Intellectuals are good at building walls around their truth… a necessary precaution after watching the darling sprouts of other truths mulched by the social-academic machine. These abstractions are safe—but they lead nowhere. Try it—start a conversation about ethics at the philosophy club. You’ll see this guarded intellectual language arise about what “good” and “right” and “should” mean and the meaning of “ethics” and… it will quickly devolve into a pointless argument where skepticism seems to finish us off with a final stranglehold we cannot resist. Why? It’s easy to talk about “torturing babies is fine” by dissociating the fact that you’re human from the equation… and the little (personal) fact: it’s not. Tap out early.
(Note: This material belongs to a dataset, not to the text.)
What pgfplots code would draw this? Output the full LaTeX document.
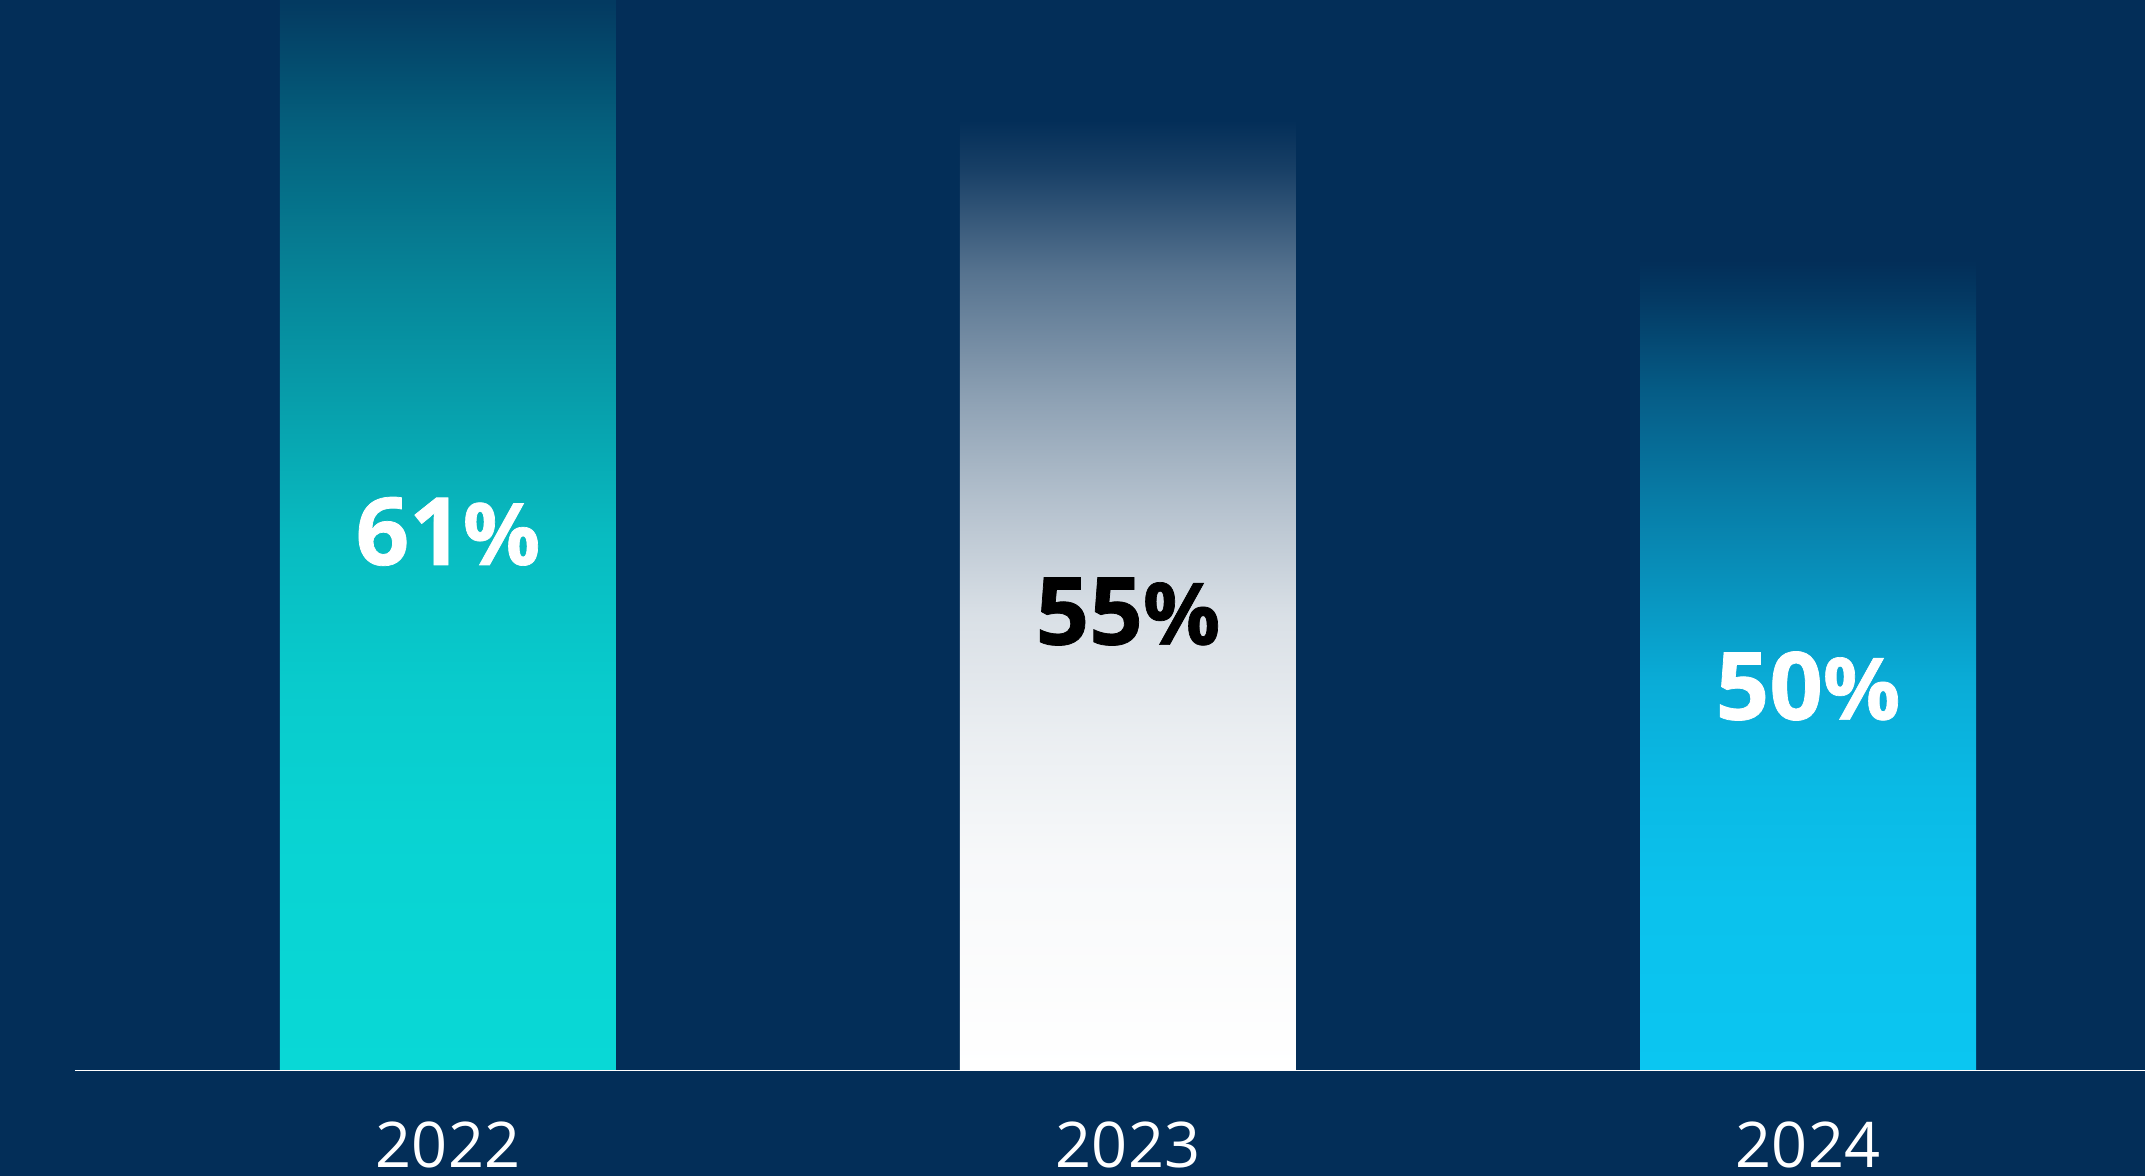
\documentclass[border=0pt]{standalone}
\usepackage{pgfplots}
\pgfplotsset{compat=1.18}
\usepackage{fontspec}
\setmainfont{Open Sans}
\newfontfamily\heavy{Open Sans}[BoldFeatures={FakeBold=0.8}]
\definecolor{bg}{RGB}{3,46,88}
\definecolor{c22}{RGB}{9,216,214}
\definecolor{c23}{RGB}{255,255,255}
\definecolor{c24}{RGB}{11,198,241}
\pgfdeclareverticalshading{s22}{100bp}{color(0bp)=(c22); color(25bp)=(c22); color(36bp)=(c22!97!bg); color(42.5bp)=(c22!92!bg); color(49bp)=(c22!83!bg); color(55bp)=(c22!66!bg); color(60bp)=(c22!52!bg); color(67bp)=(c22!30!bg); color(72.5bp)=(c22!8!bg); color(75bp)=(bg); color(100bp)=(bg)}
\pgfdeclareverticalshading{s23}{100bp}{color(0bp)=(c23); color(25bp)=(c23); color(36bp)=(c23!97!bg); color(42.5bp)=(c23!92!bg); color(49bp)=(c23!85!bg); color(55bp)=(c23!70!bg); color(60bp)=(c23!56!bg); color(67bp)=(c23!33!bg); color(72.5bp)=(c23!8!bg); color(75bp)=(bg); color(100bp)=(bg)}
\pgfdeclareverticalshading{s24}{100bp}{color(0bp)=(c24); color(25bp)=(c24); color(36bp)=(c24!97!bg); color(42.5bp)=(c24!92!bg); color(49bp)=(c24!83!bg); color(55bp)=(c24!66!bg); color(60bp)=(c24!52!bg); color(67bp)=(c24!30!bg); color(72.5bp)=(c24!8!bg); color(75bp)=(bg); color(100bp)=(bg)}
\begin{document}
\begin{tikzpicture}
\fill[bg] (0,0) rectangle (536.25pt,294pt);
\begin{axis}[
  at={(18.75pt,26.25pt)}, anchor=south west,
  scale only axis, width=517.5pt, height=267.75pt,
  xmin=-0.5485, xmax=2.4956,
  y coord trafo/.code={\pgfmathparse{#1-21.04}},
  y coord inv trafo/.code={\pgfmathparse{#1+21.04}},
  ymin=21.04, ymax=59.29,
  axis line style={draw=none},
  xtick={0,1,2}, xticklabels={2022,2023,2024},
  ytick=\empty,
  major tick length=0pt,
  xticklabel style={anchor=center, inner sep=0pt, yshift=-18.4pt, text=white, font=\fontsize{15.75}{16}\selectfont},
  clip=true,
]
\addplot[ybar, bar width=84pt, bar shift=0pt, draw=none, shade, shading=s22] coordinates {(0,61)};
\addplot[ybar, bar width=84pt, bar shift=0pt, draw=none, shade, shading=s23] coordinates {(1,55)};
\addplot[ybar, bar width=84pt, bar shift=0pt, draw=none, shade, shading=s24] coordinates {(2,50)};
\draw[white, line width=0.5pt] (rel axis cs:0,0) -- (rel axis cs:1,0);
\node[text=white, font=\heavy\bfseries\fontsize{23.5}{24}\selectfont, inner sep=0pt] at (axis cs:0,40.31) {61{\fontsize{21.5}{22}\selectfont\%}};
\node[text=black, font=\heavy\bfseries\fontsize{23.5}{24}\selectfont, inner sep=0pt] at (axis cs:1,37.45) {55{\fontsize{21.5}{22}\selectfont\%}};
\node[text=white, font=\heavy\bfseries\fontsize{23.5}{24}\selectfont, inner sep=0pt] at (axis cs:2,34.79) {50{\fontsize{21.5}{22}\selectfont\%}};
\end{axis}
\pgfresetboundingbox
\useasboundingbox (0,0) rectangle (536.25pt,294pt);
\end{tikzpicture}
\end{document}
Go limp.
Moreover, these questions aren’t even that interesting—why can’t you talk about solutions instead? For example: THESE ARE THE THINGS I FIND WRONG: how can we amend them? You may be laughed at… but understand we’re laughing with you. And if we’re not willing to come to terms with you afterwards… then we’re not interested in intellectual growth (which implies helping others grow), we’re probably just an asshole. Use your nose. Assholes are beneath you, so don’t give them notice.
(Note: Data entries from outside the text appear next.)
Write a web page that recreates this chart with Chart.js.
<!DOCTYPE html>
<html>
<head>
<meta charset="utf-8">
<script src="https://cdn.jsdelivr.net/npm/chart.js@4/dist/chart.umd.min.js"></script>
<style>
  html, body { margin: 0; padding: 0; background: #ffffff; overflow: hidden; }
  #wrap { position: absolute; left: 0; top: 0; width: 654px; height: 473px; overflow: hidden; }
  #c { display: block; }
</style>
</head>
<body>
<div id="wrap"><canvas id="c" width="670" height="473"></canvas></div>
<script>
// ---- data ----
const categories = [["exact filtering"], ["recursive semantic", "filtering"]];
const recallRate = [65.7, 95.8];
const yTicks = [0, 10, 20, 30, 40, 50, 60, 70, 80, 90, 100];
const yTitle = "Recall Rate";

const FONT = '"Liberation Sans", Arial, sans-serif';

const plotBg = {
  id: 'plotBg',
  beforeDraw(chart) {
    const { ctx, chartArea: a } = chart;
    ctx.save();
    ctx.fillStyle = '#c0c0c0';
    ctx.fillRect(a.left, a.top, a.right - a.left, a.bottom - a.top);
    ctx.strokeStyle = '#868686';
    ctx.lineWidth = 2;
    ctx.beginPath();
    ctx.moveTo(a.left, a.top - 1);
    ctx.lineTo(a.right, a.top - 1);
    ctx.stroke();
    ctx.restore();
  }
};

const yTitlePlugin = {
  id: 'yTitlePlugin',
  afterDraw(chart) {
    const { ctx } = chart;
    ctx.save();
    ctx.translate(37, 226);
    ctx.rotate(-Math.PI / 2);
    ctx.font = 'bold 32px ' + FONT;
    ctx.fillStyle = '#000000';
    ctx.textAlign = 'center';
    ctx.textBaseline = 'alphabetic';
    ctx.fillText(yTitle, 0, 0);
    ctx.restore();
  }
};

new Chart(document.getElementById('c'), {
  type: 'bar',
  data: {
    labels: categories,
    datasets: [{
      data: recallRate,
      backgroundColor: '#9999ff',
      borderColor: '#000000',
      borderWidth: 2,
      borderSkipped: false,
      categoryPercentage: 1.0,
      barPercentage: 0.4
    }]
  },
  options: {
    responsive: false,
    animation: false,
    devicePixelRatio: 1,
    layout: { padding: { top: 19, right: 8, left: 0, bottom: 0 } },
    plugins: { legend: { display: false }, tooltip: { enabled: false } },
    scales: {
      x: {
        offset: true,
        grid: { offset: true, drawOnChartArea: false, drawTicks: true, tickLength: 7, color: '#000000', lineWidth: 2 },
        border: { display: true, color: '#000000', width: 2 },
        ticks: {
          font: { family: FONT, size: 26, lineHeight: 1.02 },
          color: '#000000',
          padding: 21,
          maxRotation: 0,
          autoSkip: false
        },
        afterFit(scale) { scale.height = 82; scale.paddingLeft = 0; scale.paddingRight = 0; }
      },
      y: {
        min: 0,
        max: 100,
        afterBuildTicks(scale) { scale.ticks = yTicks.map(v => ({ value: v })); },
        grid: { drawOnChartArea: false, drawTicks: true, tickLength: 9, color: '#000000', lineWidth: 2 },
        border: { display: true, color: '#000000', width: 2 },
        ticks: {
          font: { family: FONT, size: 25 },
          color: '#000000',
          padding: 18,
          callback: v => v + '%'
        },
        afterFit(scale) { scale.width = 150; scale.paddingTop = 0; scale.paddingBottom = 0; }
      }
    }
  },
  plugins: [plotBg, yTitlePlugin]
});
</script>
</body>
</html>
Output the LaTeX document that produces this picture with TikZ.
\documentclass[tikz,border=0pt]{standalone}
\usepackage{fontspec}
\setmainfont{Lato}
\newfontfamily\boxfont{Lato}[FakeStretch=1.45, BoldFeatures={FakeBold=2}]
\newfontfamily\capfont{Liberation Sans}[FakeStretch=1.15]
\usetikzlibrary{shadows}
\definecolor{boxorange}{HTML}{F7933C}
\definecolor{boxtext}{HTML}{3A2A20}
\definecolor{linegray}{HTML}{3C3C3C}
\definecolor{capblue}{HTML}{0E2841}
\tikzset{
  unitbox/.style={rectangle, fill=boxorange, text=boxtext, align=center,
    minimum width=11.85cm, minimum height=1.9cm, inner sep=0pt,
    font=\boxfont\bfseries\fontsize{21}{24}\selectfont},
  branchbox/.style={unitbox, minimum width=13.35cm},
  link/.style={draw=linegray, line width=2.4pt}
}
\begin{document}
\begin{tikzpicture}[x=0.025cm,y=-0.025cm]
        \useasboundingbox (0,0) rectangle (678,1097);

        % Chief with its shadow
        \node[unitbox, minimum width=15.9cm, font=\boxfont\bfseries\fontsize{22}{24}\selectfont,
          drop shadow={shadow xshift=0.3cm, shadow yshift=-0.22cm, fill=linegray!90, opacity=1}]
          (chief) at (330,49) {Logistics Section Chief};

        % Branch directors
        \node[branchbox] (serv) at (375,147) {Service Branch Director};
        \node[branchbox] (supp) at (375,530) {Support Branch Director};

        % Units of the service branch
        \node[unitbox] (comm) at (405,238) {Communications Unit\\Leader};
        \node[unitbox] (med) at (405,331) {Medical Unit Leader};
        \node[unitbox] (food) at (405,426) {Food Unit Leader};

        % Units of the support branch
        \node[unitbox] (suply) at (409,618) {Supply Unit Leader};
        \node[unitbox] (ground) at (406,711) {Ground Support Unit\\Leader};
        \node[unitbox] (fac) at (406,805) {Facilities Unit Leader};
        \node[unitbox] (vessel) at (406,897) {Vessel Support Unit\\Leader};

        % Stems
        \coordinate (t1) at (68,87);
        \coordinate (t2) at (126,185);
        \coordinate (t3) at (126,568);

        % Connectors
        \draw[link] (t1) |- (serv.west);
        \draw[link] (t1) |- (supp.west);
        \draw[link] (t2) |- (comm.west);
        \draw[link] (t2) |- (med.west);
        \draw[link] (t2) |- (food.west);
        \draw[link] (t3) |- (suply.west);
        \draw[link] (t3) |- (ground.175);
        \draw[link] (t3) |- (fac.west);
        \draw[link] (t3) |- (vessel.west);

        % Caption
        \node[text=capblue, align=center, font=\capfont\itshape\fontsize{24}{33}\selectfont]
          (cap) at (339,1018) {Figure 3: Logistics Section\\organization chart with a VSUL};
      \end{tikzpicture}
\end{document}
Seek out professors. Audit their classes. Become friends. They are human, just like you… and if they are sincere, they are seeking just like you. Seek together, not apart. You’ll find what you’re looking for faster.
Lastly, as Nietzsche says: philosophers speak to each other from the mountain tops. They say: this is how I see it. Here’s my truth, now what is yours? Understand where your proselytizing spirit comes from… what is your need to convert others to your own ideology? Why does it matter that someone else disagrees with you?
Keep in touch and keep discussing the dharma brothers and sisters. Shalom Shanti Shanti Shanti. Peace.